I believe that, more often than we care to admit, we create the conditions of our lives; the good as well as the bad. I’m not talking about some sort of New Age visualization tactic. That practice may or may not work (“There are more things in heaven and earth, Horatio/Than are dreamt of in your philosophy.”). I’m talking about the ways in which our unconscious needs drive us.
For me, my need to rescue, to take care, can feed a manic quality to my work. Despite the Zen-like bearing I can project, the truth is different: the more efficient and effective I am, the more I take on. Couple that with my unconscious somewhat neurotic impulses and I can find myself working at a pace that is harmful to myself and less effective for others. I have to remind myself that speed kills.
So I put myself in the time-out chair. Beginning in July, I officially entered a sabbatical (this despite still working on occasion–I’m incorrigible), which will last until after Labor Day.
There are multiple goals for this period. One is to simply cut back, to feed myself–as I like to say–so I can later feed others. Another is travel-I leave later this week for another visit to rural China, to Tibet, to renew friendships and visit sources of inspiration. I’ll be bringing my 16-year old son Michael and he’ll see why his dad is so in love with a land and its people.
I also want to read and write more.
But, really, I’ll be using this period to rethink, again, the way I manifest my work in the world. I feel deeply connected to this calling: helping people with the existential challenges that arise when we encounter work.
Indeed, few things have given me the satisfaction I experience, the simple joy, of bearing witness to someone having a profound breakthrough on their journey to existential equanimity. I love the nearly audible click when my client’s brain kicks in and they understand viscerally as well as intellectually what it means to lead. It’s breathtaking.
As I’ve written before, I want to have greater impact. Over the last few years I spoken more, led more workshops, facilitated more group dialogues and worked more closely with whole teams. This spring I had the joyful satisfaction of speaking about the crucible of leadership to a varied group of entrepreneurs and loving each one of those who allowed their hearts to break open to what is: the sound and the fury of that crazy-assed job, being a CEO.
I also realized the gift of working with my friend Parker Palmer to lean into the difficult vortex of depression. (Thanks, Parker, for that gift.)
But something wicked this way comes (boy, I’m in a Shakespearean mood today).
A few weeks back, a long talk I did with my friend Jason Calacanis was posted and became mildly viral (Side question: Is it possible for something to be sort of viral? Or is viral-ity like pregnancy? It is or isn’t? I should ask Seth.).

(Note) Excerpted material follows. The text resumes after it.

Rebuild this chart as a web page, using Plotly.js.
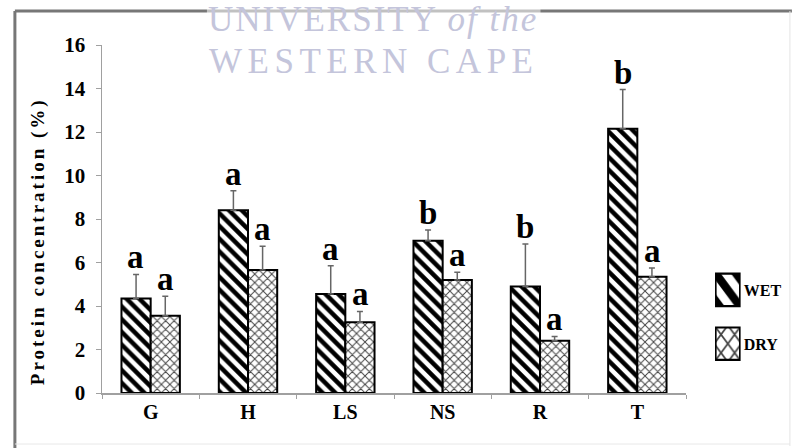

In that conversation I casually mentioned an idea I’d been marinating on with a few folks: a retreat, an extended workshop, to help folks in the struggle of becoming a CEO. The idea was to host a small group of selected people coming together to focus on the pragmatic aspects of the job while exploring the body and soul techniques available to enhance their resiliency. To get even more prosaic: I want to facilitate a group of first-time CEOs becoming startup warriors.
(In various spiritual traditions, the notion of warrior refers to the ability to face life as it is–head on with dignity and equanimity.)
That casual reference resulted in hundreds of emails. We hit a nerve.
The theme of the CEO Boot Camp we’ve designed is “Reboot your leadership; reboot your life.” The plan is to spend three and half days together exploring, learning, challenging each other. “It’ll be a success,” I told a friend, “if, at the end, what emerges is a tight-knit group of peers supporting each other with humor, skill, and courage.”
This week, we open the doors to the application process.
When I began thinking about this post, I thought I’d simply tell the story of how this immersive workshop came to be and how it seems to fit so well into the ways I’d like to take my work–deeper and with more impact.
But when writing, I realized that, as with so much of this inner-directed work, the challenge is there for me as well. In a sense, and without intending to, even the process of collaborating on this project has caused me to reboot my own thinking. I suppose, in the end, this is what I was searching for all along: to interrupt the conditions and patterns that unconsciously drive my life and, once more, raise my awareness and choice. In doing so, I raise the chances of creating the conditions I want in my life.
So, if you join us, we’ll be rebooting together.